Written problem » Return all the data below as it stands, minus the pictures.

»»

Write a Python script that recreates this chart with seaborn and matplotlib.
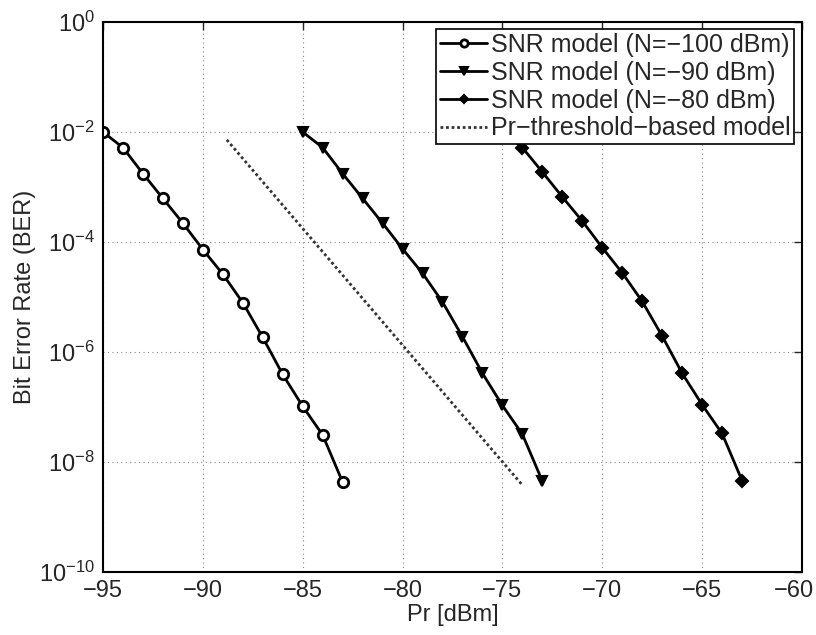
import numpy as np
import pandas as pd
import matplotlib
matplotlib.use("Agg")
import matplotlib.pyplot as plt
import matplotlib.transforms as mtransforms
import seaborn as sns

# values (BER on log scale)
pr_n100 = [-95, -94, -93, -92, -91, -90, -89, -88, -87, -86, -85, -84, -83]
ber_n100 = [1.0e-2, 5.2e-3, 1.75e-3, 6.2e-4, 2.2e-4, 7.3e-5, 2.6e-5,
            7.9e-6, 1.84e-6, 3.9e-7, 1.03e-7, 3.1e-8, 4.3e-9]

pr_n90 = [-85, -84, -83, -82, -81, -80, -79, -78, -77, -76, -75, -74, -73]
ber_n90 = [1.0e-2, 5.2e-3, 1.75e-3, 6.2e-4, 2.2e-4, 7.5e-5, 2.7e-5,
           8.1e-6, 1.9e-6, 4.1e-7, 1.07e-7, 3.2e-8, 4.5e-9]

pr_n80 = [-75, -74, -73, -72, -71, -70, -69, -68, -67, -66, -65, -64, -63]
ber_n80 = [1.0e-2, 5.2e-3, 1.87e-3, 6.6e-4, 2.4e-4, 7.9e-5, 2.75e-5,
           8.3e-6, 1.95e-6, 4.1e-7, 1.1e-7, 3.3e-8, 4.6e-9]

pr_thr = [-88.8, -74.0]
ber_thr = [7.2e-3, 3.8e-9]

x_ticks = [-95, -90, -85, -80, -75, -70, -65, -60]
y_ticks = [1e0, 1e-2, 1e-4, 1e-6, 1e-8, 1e-10]

sns.set_style("white")
plt.rcParams["font.family"] = ["Liberation Sans", "DejaVu Sans"]
plt.rcParams["axes.unicode_minus"] = True

fig = plt.figure(figsize=(8.16, 6.35), dpi=100)
ax = fig.add_axes([0.1262, 0.0992, 0.8566, 0.8662])

sns.lineplot(x=pr_n100, y=ber_n100, ax=ax, color="black", lw=2,
             marker="o", ms=7.5, mfc="white", mec="black", mew=2,
             label="SNR model (N=\u2212100 dBm)")
sns.lineplot(x=pr_n90, y=ber_n90, ax=ax, color="black", lw=2,
             marker="v", ms=7.5, mfc="black", mec="black", mew=1.5,
             label="SNR model (N=\u221290 dBm)")
sns.lineplot(x=pr_n80, y=ber_n80, ax=ax, color="black", lw=2,
             marker="D", ms=6, mfc="black", mec="black", mew=1.5,
             label="SNR model (N=\u221280 dBm)")
sns.lineplot(x=pr_thr, y=ber_thr, ax=ax, color="#333333", lw=2,
             linestyle=(0, (1, 1)), label="Pr\u2212threshold\u2212based model")

ax.set_yscale("log")
ax.set_xlim(-95, -60)
ax.set_ylim(1e-10, 1e0)
ax.set_xticks(x_ticks)
ax.set_xticklabels([f"\u2212{abs(v)}" for v in x_ticks])
ax.set_yticks(y_ticks)
ax.yaxis.set_minor_locator(matplotlib.ticker.NullLocator())

ax.grid(True, which="major", color="#888888", linestyle=(0, (1, 3)), lw=0.8)
ax.tick_params(direction="in", length=6, width=1, top=True, right=True,
               labelsize=17, pad=6)
for sp in ax.spines.values():
    sp.set_color("black")
    sp.set_linewidth(1.5)

# nudge the last x label inward so it stays inside the figure
last = ax.get_xticklabels()[-1]
last.set_transform(last.get_transform() +
                   mtransforms.ScaledTranslation(-8 / 100, 0, fig.dpi_scale_trans))

ax.set_xlabel("Pr [dBm]", fontsize=17, labelpad=1)
ax.set_ylabel("Bit Error Rate (BER)", fontsize=17, labelpad=2)

leg = ax.legend(loc="upper right", fontsize=18, frameon=True, fancybox=False,
                framealpha=1, edgecolor="black", handlelength=1.9,
                handletextpad=0.15, borderpad=0.15, labelspacing=0.15,
                borderaxespad=0.3, markerscale=0.7)
leg.get_frame().set_linewidth(1.2)

fig.savefig("out.png", dpi=100)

««

Answer to the problem »
Write a Python script that recreates this chart with seaborn and matplotlib.
import numpy as np
import pandas as pd
import matplotlib
matplotlib.use("Agg")
import matplotlib.pyplot as plt
import matplotlib.transforms as mtransforms
import seaborn as sns

# values (BER on log scale)
pr_n100 = [-95, -94, -93, -92, -91, -90, -89, -88, -87, -86, -85, -84, -83]
ber_n100 = [1.0e-2, 5.2e-3, 1.75e-3, 6.2e-4, 2.2e-4, 7.3e-5, 2.6e-5,
            7.9e-6, 1.84e-6, 3.9e-7, 1.03e-7, 3.1e-8, 4.3e-9]

pr_n90 = [-85, -84, -83, -82, -81, -80, -79, -78, -77, -76, -75, -74, -73]
ber_n90 = [1.0e-2, 5.2e-3, 1.75e-3, 6.2e-4, 2.2e-4, 7.5e-5, 2.7e-5,
           8.1e-6, 1.9e-6, 4.1e-7, 1.07e-7, 3.2e-8, 4.5e-9]

pr_n80 = [-75, -74, -73, -72, -71, -70, -69, -68, -67, -66, -65, -64, -63]
ber_n80 = [1.0e-2, 5.2e-3, 1.87e-3, 6.6e-4, 2.4e-4, 7.9e-5, 2.75e-5,
           8.3e-6, 1.95e-6, 4.1e-7, 1.1e-7, 3.3e-8, 4.6e-9]

pr_thr = [-88.8, -74.0]
ber_thr = [7.2e-3, 3.8e-9]

x_ticks = [-95, -90, -85, -80, -75, -70, -65, -60]
y_ticks = [1e0, 1e-2, 1e-4, 1e-6, 1e-8, 1e-10]

sns.set_style("white")
plt.rcParams["font.family"] = ["Liberation Sans", "DejaVu Sans"]
plt.rcParams["axes.unicode_minus"] = True

fig = plt.figure(figsize=(8.16, 6.35), dpi=100)
ax = fig.add_axes([0.1262, 0.0992, 0.8566, 0.8662])

sns.lineplot(x=pr_n100, y=ber_n100, ax=ax, color="black", lw=2,
             marker="o", ms=7.5, mfc="white", mec="black", mew=2,
             label="SNR model (N=\u2212100 dBm)")
sns.lineplot(x=pr_n90, y=ber_n90, ax=ax, color="black", lw=2,
             marker="v", ms=7.5, mfc="black", mec="black", mew=1.5,
             label="SNR model (N=\u221290 dBm)")
sns.lineplot(x=pr_n80, y=ber_n80, ax=ax, color="black", lw=2,
             marker="D", ms=6, mfc="black", mec="black", mew=1.5,
             label="SNR model (N=\u221280 dBm)")
sns.lineplot(x=pr_thr, y=ber_thr, ax=ax, color="#333333", lw=2,
             linestyle=(0, (1, 1)), label="Pr\u2212threshold\u2212based model")

ax.set_yscale("log")
ax.set_xlim(-95, -60)
ax.set_ylim(1e-10, 1e0)
ax.set_xticks(x_ticks)
ax.set_xticklabels([f"\u2212{abs(v)}" for v in x_ticks])
ax.set_yticks(y_ticks)
ax.yaxis.set_minor_locator(matplotlib.ticker.NullLocator())

ax.grid(True, which="major", color="#888888", linestyle=(0, (1, 3)), lw=0.8)
ax.tick_params(direction="in", length=6, width=1, top=True, right=True,
               labelsize=17, pad=6)
for sp in ax.spines.values():
    sp.set_color("black")
    sp.set_linewidth(1.5)

# nudge the last x label inward so it stays inside the figure
last = ax.get_xticklabels()[-1]
last.set_transform(last.get_transform() +
                   mtransforms.ScaledTranslation(-8 / 100, 0, fig.dpi_scale_trans))

ax.set_xlabel("Pr [dBm]", fontsize=17, labelpad=1)
ax.set_ylabel("Bit Error Rate (BER)", fontsize=17, labelpad=2)

leg = ax.legend(loc="upper right", fontsize=18, frameon=True, fancybox=False,
                framealpha=1, edgecolor="black", handlelength=1.9,
                handletextpad=0.15, borderpad=0.15, labelspacing=0.15,
                borderaxespad=0.3, markerscale=0.7)
leg.get_frame().set_linewidth(1.2)

fig.savefig("out.png", dpi=100)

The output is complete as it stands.